◆ Instructions to follow
Copy down every line where the string "this" shows up.
┌──
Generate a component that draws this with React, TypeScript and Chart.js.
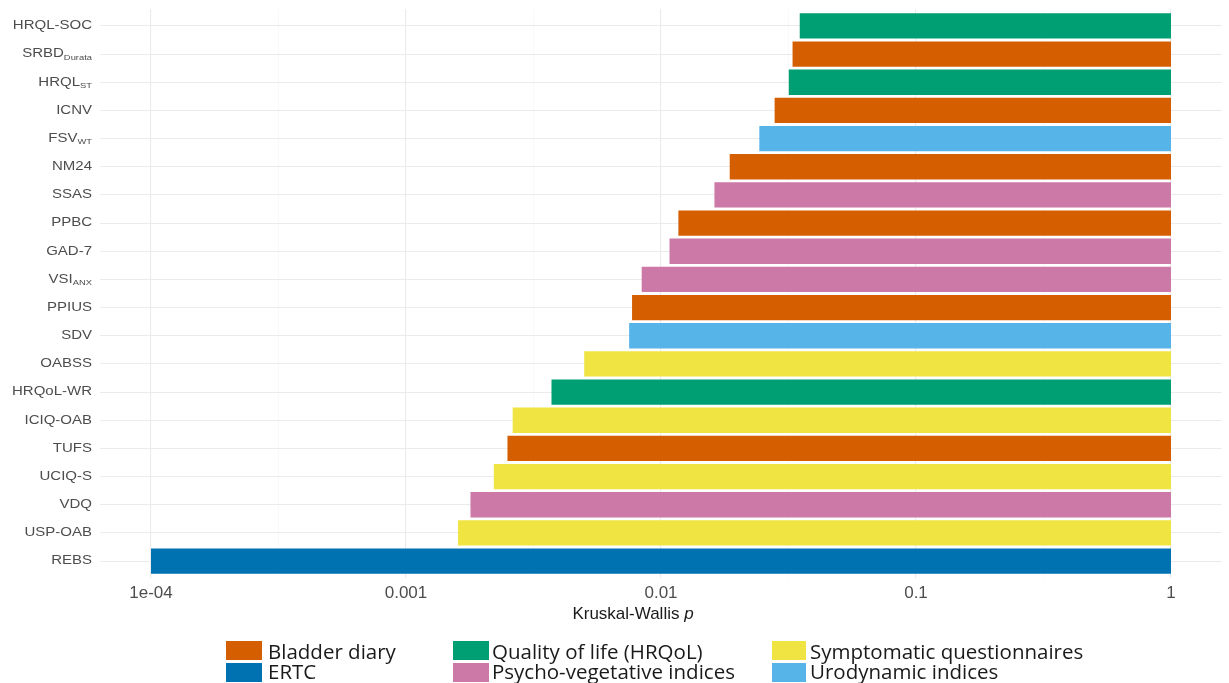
import React, { useEffect, useRef } from "react";
import { Chart, registerables } from "chart.js";

Chart.register(...registerables);

// ---- data ----
const labelBase = [
  "HRQL-SOC", "SRBD", "HRQL", "ICNV", "FSV", "NM24", "SSAS", "PPBC", "GAD-7", "VSI",
  "PPIUS", "SDV", "OABSS", "HRQoL-WR", "ICIQ-OAB", "TUFS", "UCIQ-S", "VDQ", "USP-OAB", "REBS",
];
const labelSub = [
  "", "Durata", "ST", "", "WT", "", "", "", "", "ANX",
  "", "", "", "", "", "", "", "", "", "",
];
const pValues = [
  0.035, 0.0328, 0.0317, 0.0279, 0.0243, 0.0186, 0.0162, 0.0117, 0.0108, 0.0084,
  0.0077, 0.0075, 0.005, 0.00372, 0.00262, 0.0025, 0.00221, 0.00179, 0.0016, 0.0001,
];
const groups = [
  "Quality of life (HRQoL)", "Bladder diary", "Quality of life (HRQoL)", "Bladder diary", "Urodynamic indices",
  "Bladder diary", "Psycho-vegetative indices", "Bladder diary", "Psycho-vegetative indices", "Psycho-vegetative indices",
  "Bladder diary", "Urodynamic indices", "Symptomatic questionnaires", "Quality of life (HRQoL)", "Symptomatic questionnaires",
  "Bladder diary", "Symptomatic questionnaires", "Psycho-vegetative indices", "Symptomatic questionnaires", "ERTC",
];
const groupNames = [
  "Bladder diary", "ERTC", "Quality of life (HRQoL)", "Psycho-vegetative indices",
  "Symptomatic questionnaires", "Urodynamic indices",
];
const groupColors = ["#D55E00", "#0072B2", "#009E73", "#CC79A7", "#F0E442", "#56B4E9"];
const xTickValues = [1e-4, 1e-3, 0.01, 0.1, 1];
const xTickLabels = ["1e-04", "0.001", "0.01", "0.1", "1"];
const xTitle = "Kruskal-Wallis ";
const xTitleItalic = "p";

const colorOf = (g: string) => groupColors[groupNames.indexOf(g)];

const yLabelPlugin = {
  id: "yLabels",
  afterDraw(chart: any) {
    const ctx = chart.ctx;
    const ys = chart.scales.y;
    const area = chart.chartArea;
    const sx = 1.25;
    ctx.save();
    ctx.fillStyle = "#4d4d4d";
    ctx.textBaseline = "middle";
    ctx.textAlign = "left";
    labelBase.forEach((base, i) => {
      const y = ys.getPixelForValue(i);
      ctx.font = '12px "Liberation Sans"';
      const wB = ctx.measureText(base).width;
      const sub = labelSub[i];
      let wS = 0;
      if (sub) {
        ctx.font = '7.5px "Liberation Sans"';
        wS = ctx.measureText(sub).width;
      }
      const total = (wB + wS) * sx;
      ctx.save();
      ctx.translate(area.left - 8 - total, y);
      ctx.scale(sx, 1);
      ctx.font = '12px "Liberation Sans"';
      ctx.fillText(base, 0, 0);
      if (sub) {
        ctx.font = '7.5px "Liberation Sans"';
        ctx.fillText(sub, wB, 3.5);
      }
      ctx.restore();
    });
    // x-axis title
    ctx.fillStyle = "#1a1a1a";
    ctx.textBaseline = "alphabetic";
    ctx.font = '17px "Liberation Sans"';
    const w1 = ctx.measureText(xTitle).width;
    ctx.font = 'italic 17px "Liberation Sans"';
    const w2 = ctx.measureText(xTitleItalic).width;
    const cx = (area.left + area.right) / 2 - 28;
    const start = cx - (w1 + w2) / 2;
    ctx.font = '17px "Liberation Sans"';
    ctx.fillText(xTitle, start, area.bottom + 41);
    ctx.font = 'italic 17px "Liberation Sans"';
    ctx.fillText(xTitleItalic, start + w1, area.bottom + 41);
    ctx.restore();
  },
};

const legendCols = [
  { swatchLeft: 226, swatchWidth: 36, textLeft: 268, items: [0, 1] },
  { swatchLeft: 453, swatchWidth: 36, textLeft: 492, items: [2, 3] },
  { swatchLeft: 772, swatchWidth: 34, textLeft: 810, items: [4, 5] },
];

export default function App() {
  const ref = useRef<HTMLCanvasElement | null>(null);
  useEffect(() => {
    document.body.style.margin = "0";
    if (!ref.current) return;
    const tickVals: number[] = [];
    xTickValues.forEach((v, i) => {
      tickVals.push(v);
      if (i < xTickValues.length - 1) tickVals.push(Math.sqrt(v * xTickValues[i + 1]));
    });
    const chart = new Chart(ref.current, {
      type: "bar",
      data: {
        datasets: [
          {
            data: pValues.map((p, i) => ({ x: [p, 1], y: i })) as any,
            backgroundColor: groups.map(colorOf),
            borderWidth: 0,
            barPercentage: 0.9,
            categoryPercentage: 1,
          },
        ],
      },
      options: {
        indexAxis: "y",
        animation: false,
        responsive: true,
        maintainAspectRatio: false,
        layout: { padding: { left: 100, right: 7, top: 9, bottom: 0 } },
        plugins: { legend: { display: false }, tooltip: { enabled: false } },
        scales: {
          x: {
            type: "logarithmic",
            min: Math.pow(10, -4.2),
            max: Math.pow(10, 0.2),
            afterBuildTicks: (s: any) => {
              s.ticks = tickVals.map((v) => ({ value: v }));
            },
            afterFit: (s: any) => {
              s.height = 105;
            },
            ticks: {
              autoSkip: false,
              maxRotation: 0,
              padding: 5,
              color: "#4d4d4d",
              font: { family: '"Liberation Sans"', size: 17 },
              callback: (_v: any, index: number) => (index % 2 === 0 ? xTickLabels[index / 2] : ""),
            },
            grid: {
              drawTicks: false,
              color: (c: any) => (c.index % 2 === 0 ? "#ebebeb" : "#f5f5f5"),
              lineWidth: (c: any) => (c.index % 2 === 0 ? 1.1 : 0.6),
            },
            border: { display: false },
          },
          y: {
            type: "linear",
            reverse: true,
            offset: false,
            min: -0.6,
            max: labelBase.length - 0.4,
            afterBuildTicks: (s: any) => {
              s.ticks = labelBase.map((_, i) => ({ value: i }));
            },
            afterFit: (s: any) => {
              s.width = 0;
            },
            ticks: { display: false },
            grid: { drawTicks: false, offset: false, color: "#ebebeb", lineWidth: 1.1 },
            border: { display: false },
          },
        },
      },
      plugins: [yLabelPlugin],
    });
    return () => chart.destroy();
  }, []);

  return (
    <div style={{ position: "relative", width: 1229, height: 683, background: "#fff" }}>
      <canvas ref={ref} />
      {legendCols.map((col, ci) =>
        col.items.map((gi, ri) => (
          <React.Fragment key={`${ci}-${ri}`}>
            <div
              style={{
                position: "absolute",
                left: col.swatchLeft,
                top: 641 + ri * 22,
                width: col.swatchWidth,
                height: 19,
                background: groupColors[gi],
              }}
            />
            <div
              style={{
                position: "absolute",
                left: col.textLeft,
                top: 641 + ri * 20,
                fontFamily: '"Open Sans"',
                fontSize: 20.5,
                lineHeight: "21px",
                color: "#1a1a1a",
                whiteSpace: "nowrap",
              }}
            >
              {groupNames[gi]}
            </div>
          </React.Fragment>
        ))
      )}
    </div>
  );
}
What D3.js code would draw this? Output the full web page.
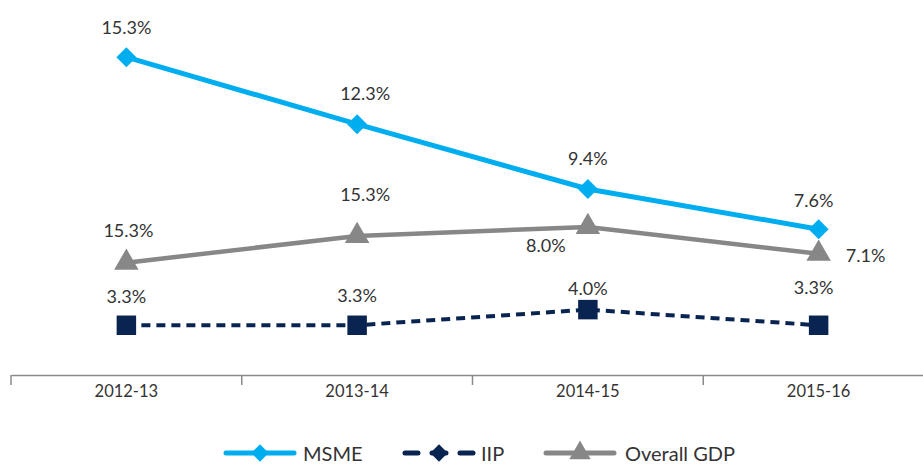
└──
◆ Finished exercise
Generate a component that draws this with React, TypeScript and Chart.js.
What D3.js code would draw this? Output the full web page.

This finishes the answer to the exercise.